Typical German contracts that I get to translate will start off by naming the parties and in brackets defining a short name, e.g. im folgenden: “Käufer” (hereinafter referred to as the Seller).
That’s similar to the English-language approach. I usually remove the inverted commas. It is not necessary to capitalize seller, at least in England, but my clients appear to expect it.
After this, the contracts usually never use the term Käufer or Verkäufer again! They will write Vertragspartei, or name the company, but having defined the terms they drop them. I have sometimes seen a party referred to in four different ways in one short contract. Or having defined die Produkte (the Products), the writer thereafter refers to die Vertragsprodukte (the contract products – presumably this can’t be capitalized if it hasn’t been defined).
As a result, a translator’s note usually needs to be made. One doesn’t want to use several different terms in English, even if it is easy to do so (which it sometimes isn’t), but nor does one want to misinterpret.

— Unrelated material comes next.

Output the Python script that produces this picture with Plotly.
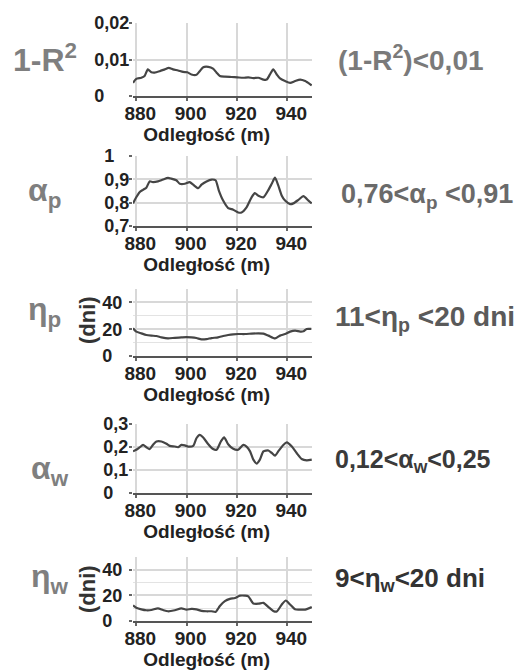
import plotly.graph_objects as go

# ---- data ----
x_r2 = [878.7, 880.0, 882.0, 883.3, 884.6, 886.0, 887.3, 889.3, 891.3, 892.9, 894.6, 896.6, 898.6,
        900.3, 901.9, 903.9, 905.2, 906.6, 908.6, 910.5, 911.9, 913.2, 915.2, 917.8, 920.2, 922.5,
        924.5, 926.5, 928.5, 930.5, 931.8, 933.1, 934.4, 935.8, 937.1, 939.1, 941.1, 943.1, 945.1,
        947.1, 949.1, 949.7]
r2 = [0.0036, 0.0047, 0.0050, 0.0055, 0.0073, 0.0065, 0.0064, 0.0068, 0.0073, 0.0077, 0.0073,
      0.0070, 0.0066, 0.0065, 0.0059, 0.0058, 0.0068, 0.0079, 0.0080, 0.0075, 0.0064, 0.0055,
      0.0053, 0.0052, 0.0051, 0.0050, 0.0051, 0.0049, 0.0050, 0.0045, 0.0045, 0.0059, 0.0073,
      0.0059, 0.0048, 0.0041, 0.0036, 0.0041, 0.0045, 0.0041, 0.0032, 0.0029]

x_ap = [878.7, 880.0, 881.3, 882.7, 884.0, 885.3, 886.6, 888.6, 890.6, 892.6, 893.9, 895.9, 897.3,
        899.3, 901.2, 902.6, 904.6, 905.9, 907.9, 909.9, 911.5, 912.8, 914.5, 916.5, 918.5, 920.5,
        921.8, 923.8, 925.8, 927.1, 928.5, 930.5, 932.5, 933.8, 935.1, 936.4, 937.8, 939.1, 941.1,
        942.4, 944.4, 946.4, 948.4, 949.7]
alpha_p = [0.797, 0.823, 0.845, 0.855, 0.864, 0.891, 0.888, 0.891, 0.899, 0.906, 0.903, 0.896,
           0.881, 0.881, 0.888, 0.877, 0.862, 0.877, 0.891, 0.899, 0.896, 0.852, 0.809, 0.777,
           0.770, 0.758, 0.758, 0.780, 0.823, 0.841, 0.830, 0.823, 0.855, 0.881, 0.907, 0.874,
           0.830, 0.809, 0.794, 0.797, 0.812, 0.828, 0.809, 0.797]

x_ep = [878.7, 880.0, 882.0, 884.0, 886.0, 888.0, 890.0, 892.6, 895.3, 897.9, 899.9, 901.9, 903.9,
        905.9, 907.9, 909.9, 912.5, 914.5, 916.5, 918.5, 920.5, 923.2, 925.8, 928.5, 930.5, 932.5,
        935.1, 937.1, 939.1, 941.1, 943.1, 945.1, 946.4, 947.7, 949.5]
eta_p = [20.7, 18.2, 16.9, 15.7, 15.2, 14.9, 13.9, 13.1, 13.6, 13.9, 14.1, 13.9, 13.4, 12.4, 12.6,
         13.4, 13.9, 14.9, 15.7, 16.2, 16.4, 16.4, 16.7, 16.9, 16.7, 15.2, 13.1, 15.2, 16.4, 18.2,
         18.9, 18.2, 18.4, 20.2, 20.2]

x_aw = [878.7, 880.0, 881.3, 882.7, 884.0, 885.3, 886.6, 888.0, 890.0, 892.0, 893.3, 895.3, 896.6,
        897.9, 899.3, 900.6, 902.6, 903.9, 905.2, 906.6, 908.6, 910.5, 911.9, 913.6, 914.9, 916.5,
        918.5, 920.5, 922.5, 923.8, 925.2, 926.5, 927.8, 929.1, 930.5, 932.5, 933.8, 935.1, 936.4,
        938.4, 939.8, 941.8, 943.7, 945.7, 947.7, 949.7]
alpha_w = [0.181, 0.188, 0.198, 0.209, 0.199, 0.191, 0.209, 0.224, 0.224, 0.214, 0.205, 0.202,
           0.199, 0.209, 0.207, 0.202, 0.205, 0.238, 0.253, 0.241, 0.212, 0.191, 0.188, 0.224,
           0.242, 0.212, 0.192, 0.188, 0.209, 0.202, 0.181, 0.145, 0.128, 0.145, 0.181, 0.185,
           0.174, 0.162, 0.181, 0.209, 0.220, 0.202, 0.174, 0.148, 0.142, 0.145]

x_ew = [878.7, 880.0, 882.0, 884.0, 886.0, 888.6, 890.6, 892.6, 895.3, 897.9, 899.9, 901.9, 903.9,
        905.9, 907.9, 909.9, 911.5, 913.2, 915.2, 917.2, 919.2, 921.2, 923.2, 924.5, 926.5, 928.5,
        930.5, 932.5, 934.4, 935.8, 937.8, 939.4, 941.1, 943.1, 945.1, 947.1, 949.7]
eta_w = [12.2, 10.4, 9.1, 8.4, 8.6, 9.9, 8.6, 7.6, 8.4, 9.9, 8.9, 9.4, 9.1, 7.9, 7.6, 7.6, 7.1,
         11.7, 15.5, 17.3, 18.0, 19.8, 19.8, 19.3, 13.7, 13.5, 14.2, 10.9, 7.9, 7.4, 12.9, 16.0,
         12.9, 9.1, 8.9, 8.9, 10.9]

x_ticks = [880, 900, 920, 940]
x_ticklabels = ["880", "900", "920", "940"]
x_title = "Odległość (m)"

y_ticks = [[0, 0.01, 0.02], [0.7, 0.8, 0.9, 1.0], [0, 20, 40], [0, 0.1, 0.2, 0.3], [0, 20, 40]]
y_ticklabels = [["0", "0,01", "0,02"], ["0,7", "0,8", "0,9", "1"], ["0", "20", "40"],
                ["0", "0,1", "0,2", "0,3"], ["0", "20", "40"]]
y_ranges = [[0, 0.02], [0.7, 1.0], [0, 50], [0, 0.3], [0, 50]]

left_labels = ["1-R<sup>2</sup>", "α<sub>p</sub>", "η<sub>p</sub>", "α<sub>w</sub>", "η<sub>w</sub>"]
right_labels = ["(1-R<sup>2</sup>)<0,01", "0,76<α<sub>p</sub> <0,91", "11<η<sub>p</sub> <20 dni",
                "0,12<α<sub>w</sub><0,25", "9<η<sub>w</sub><20 dni"]
unit_label = "(dni)"

series = [(x_r2, r2), (x_ap, alpha_p), (x_ep, eta_p), (x_aw, alpha_w), (x_ew, eta_w)]

# ---- layout geometry (pixels) ----
W, H = 523, 670
x_left, x_right = 133, 312
panels_px = [(23, 96), (156, 226), (289, 356), (424, 493), (557, 621)]
left_label_y = [58, 192, 312, 470, 578]
left_label_x = [45, 44, 44, 50, 50]
right_label_y = [58, 196, 318, 461, 579]
right_label_x = [336, 339, 333, 333, 333]
right_sizes = [28, 27, 28, 25, 26]
right_colors = ["#7a7a7a", "#6a6a6a", "#5a5a5a", "#3a3a3a", "#333333"]
unit_y = [None, None, 320, None, 589]
y_label_standoff = [-4, -4, 3, -3, 3]

FONT = "Liberation Sans"
FIG_SP = "\u2007"   # digit-width space
PUN_SP = "\u2008"   # punctuation-width space
ZW = "\u200b"       # zero-width char keeps trailing spaces from being trimmed


def left_align(labels):
    """Pad tick labels on the right so they appear left-aligned like the original."""
    widest = max(labels, key=len)
    out = []
    for lab in labels:
        pad = ""
        for ch in widest[len(lab):]:
            pad += PUN_SP if ch in ",." else FIG_SP
        out.append(lab + pad)
    return out


fig = go.Figure()
annotations = []
for i, (xs, ys) in enumerate(series):
    n = "" if i == 0 else str(i + 1)
    fig.add_trace(go.Scatter(x=xs, y=ys, mode="lines", xaxis="x" + n, yaxis="y" + n,
                             line=dict(color="#454545", width=2.2, shape="spline", smoothing=0.6),
                             showlegend=False, hoverinfo="skip"))
    top, bot = panels_px[i]
    dom_y = [1 - bot / H, 1 - top / H]
    yax = dict(domain=dom_y, range=y_ranges[i], tickvals=y_ticks[i],
               ticktext=left_align(y_ticklabels[i]),
               showgrid=True, gridcolor="#d8d8d8", gridwidth=1.5, zeroline=False, showline=False,
               ticks="outside", ticklen=3, tickwidth=2, tickcolor="#666", anchor="x" + n,
               automargin=False, ticklabelstandoff=y_label_standoff[i],
               tickfont=dict(family=FONT, size=18, color="#222", weight="bold"), fixedrange=True)
    if i in (2, 4):
        yax["minor"] = dict(dtick=10, showgrid=True, gridcolor="#e3e3e3", gridwidth=1, ticks="")
    xax = dict(domain=[x_left / W, x_right / W], range=[878.7, 949.8], tickvals=x_ticks,
               ticktext=x_ticklabels, showgrid=True, gridcolor="#d8d8d8", gridwidth=1.5,
               zeroline=False, showline=True, linecolor="#555", linewidth=2, ticks="outside",
               ticklen=3, tickwidth=1.5, tickcolor="#666", anchor="y" + n, automargin=False,
               ticklabelstandoff=-4, ticklabelshift=4,
               tickfont=dict(family=FONT, size=19, color="#222", weight="bold"),
               title=dict(text=x_title + FIG_SP * 3 + ZW, standoff=0,
                          font=dict(family=FONT, size=19, color="#222", weight="bold")),
               fixedrange=True)
    fig.layout["xaxis" + n] = xax
    fig.layout["yaxis" + n] = yax

    annotations.append(dict(text=left_labels[i], x=left_label_x[i] / W, y=1 - left_label_y[i] / H,
                            xref="paper", yref="paper", xanchor="center", yanchor="middle",
                            showarrow=False,
                            font=dict(family=FONT, size=32, color="#7f7f7f", weight="bold")))
    annotations.append(dict(text=right_labels[i], x=right_label_x[i] / W, y=1 - right_label_y[i] / H,
                            xref="paper", yref="paper", xanchor="left", yanchor="middle",
                            showarrow=False,
                            font=dict(family=FONT, size=right_sizes[i], color=right_colors[i],
                                      weight="bold")))
    if unit_y[i] is not None:
        annotations.append(dict(text=unit_label, x=87 / W, y=1 - unit_y[i] / H, xref="paper",
                                yref="paper", xanchor="center", yanchor="middle", textangle=-90,
                                showarrow=False,
                                font=dict(family=FONT, size=22, color="#333", weight="bold")))

fig.update_layout(width=W, height=H, margin=dict(l=0, r=0, t=0, b=0, autoexpand=False),
                  paper_bgcolor="white", plot_bgcolor="white", annotations=annotations,
                  showlegend=False)
fig.write_html("out.html", config=dict(displayModeBar=False),
               post_script="document.body.style.margin='0';document.body.style.overflow='hidden';")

Incidentally, I would love to use the company name instead of Seller, especially where the defined term is hard to translate, but this is usually rejected, possibly because the customer wants a text that can be used in future with a variety of parties (in which case, I need to know that, so I can ensure the translation is not gender-biased, for example), possibly just out of a feeling that this is too great a departure from the German.
Anyway, it’s clear why the defined terms are not used consistently – it’s because the drafter grabbed bits from a variety of sources and did not adapt them. That happens with English contracts too. And the drafter is sometimes not even a lawyer. But still, the prevalence of this in German contracts always surprises me.

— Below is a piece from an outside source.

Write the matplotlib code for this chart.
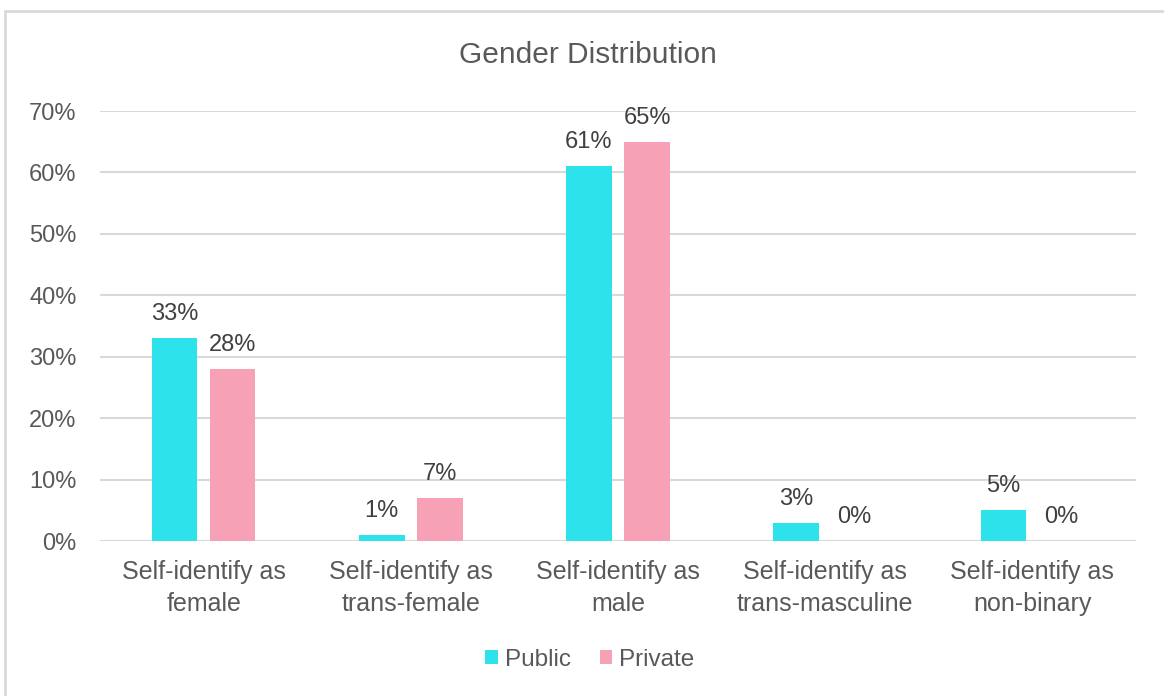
import matplotlib
matplotlib.use("Agg")
import matplotlib.pyplot as plt
from matplotlib.patches import Rectangle
from matplotlib.ticker import FuncFormatter
import numpy as np

plt.rcParams['font.family'] = ['Liberation Sans', 'DejaVu Sans']

categories = ["Self-identify as\nfemale", "Self-identify as\ntrans-female",
              "Self-identify as\nmale", "Self-identify as\ntrans-masculine",
              "Self-identify as\nnon-binary"]
public = [33, 1, 61, 3, 5]
private = [28, 7, 65, 0, 0]
series_names = ["Public", "Private"]
colors = ["#2DE2EA", "#F7A1B6"]
text_color = "#595959"

fig = plt.figure(figsize=(11.64, 6.96), dpi=100)
fig.patch.set_facecolor("white")
# chart frame
fig.add_artist(Rectangle((5/1164, -0.05), 1.2, 1 - 11/696 + 0.05,
                         transform=fig.transFigure, fill=False,
                         edgecolor="#D9D9D9", linewidth=2))

ax = fig.add_axes([100/1164, 1 - 541/696, 1036/1164, 430/696])
x = np.arange(len(categories))
w = 0.22
gap = 0.06
off = (w + gap) / 2
b1 = ax.bar(x - off, public, w, color=colors[0], label=series_names[0], zorder=3)
b2 = ax.bar(x + off, private, w, color=colors[1], label=series_names[1], zorder=3)

for bars, vals in ((b1, public), (b2, private)):
    for rect, v in zip(bars, vals):
        ax.text(rect.get_x() + rect.get_width() / 2, v + 2.1, f"{v}%",
                ha="center", va="bottom", fontsize=17, color="#404040")

ax.set_xlim(-0.5, len(categories) - 0.5)
ax.set_ylim(0, 70)
ax.set_yticks(np.arange(0, 71, 10))
ax.yaxis.set_major_formatter(FuncFormatter(lambda v, p: f"{int(v)}%"))
ax.grid(axis="y", color="#D9D9D9", linewidth=1.5, zorder=0)
for s in ax.spines.values():
    s.set_visible(False)
ax.tick_params(axis="both", length=0, labelcolor=text_color)
ax.tick_params(axis="y", pad=17, labelsize=17)
ax.tick_params(axis="x", pad=14, labelsize=18)
ax.set_xticks(x)
ax.set_xticklabels(categories, linespacing=1.4)

fig.text(588/1164, 1 - 55/696, "Gender Distribution", ha="center", va="center",
         fontsize=21.5, color=text_color)

leg = fig.legend(loc="center", bbox_to_anchor=(590/1164, 1 - 660/696), ncol=2,
                 frameon=False, fontsize=17.5, handlelength=0.5, handleheight=0.5,
                 handletextpad=0.3, columnspacing=1.2)
for t in leg.get_texts():
    t.set_color(text_color)

fig.savefig("out.png", dpi=100, facecolor="white")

Why is it so? I think it must partly be because the German drafter doesn’t feel the definition of terms is needed for clarity. This refers to shortish contracts, of course, not the huge ones preceded by dozens of definitions.
Incidentally, contracts online are often standard contracts intended to be adapted by the user, so they do not vary the names of the parties, since der Käufer/die Käuferin (the latter often refers to a company rather than a woman) are the only terms they have.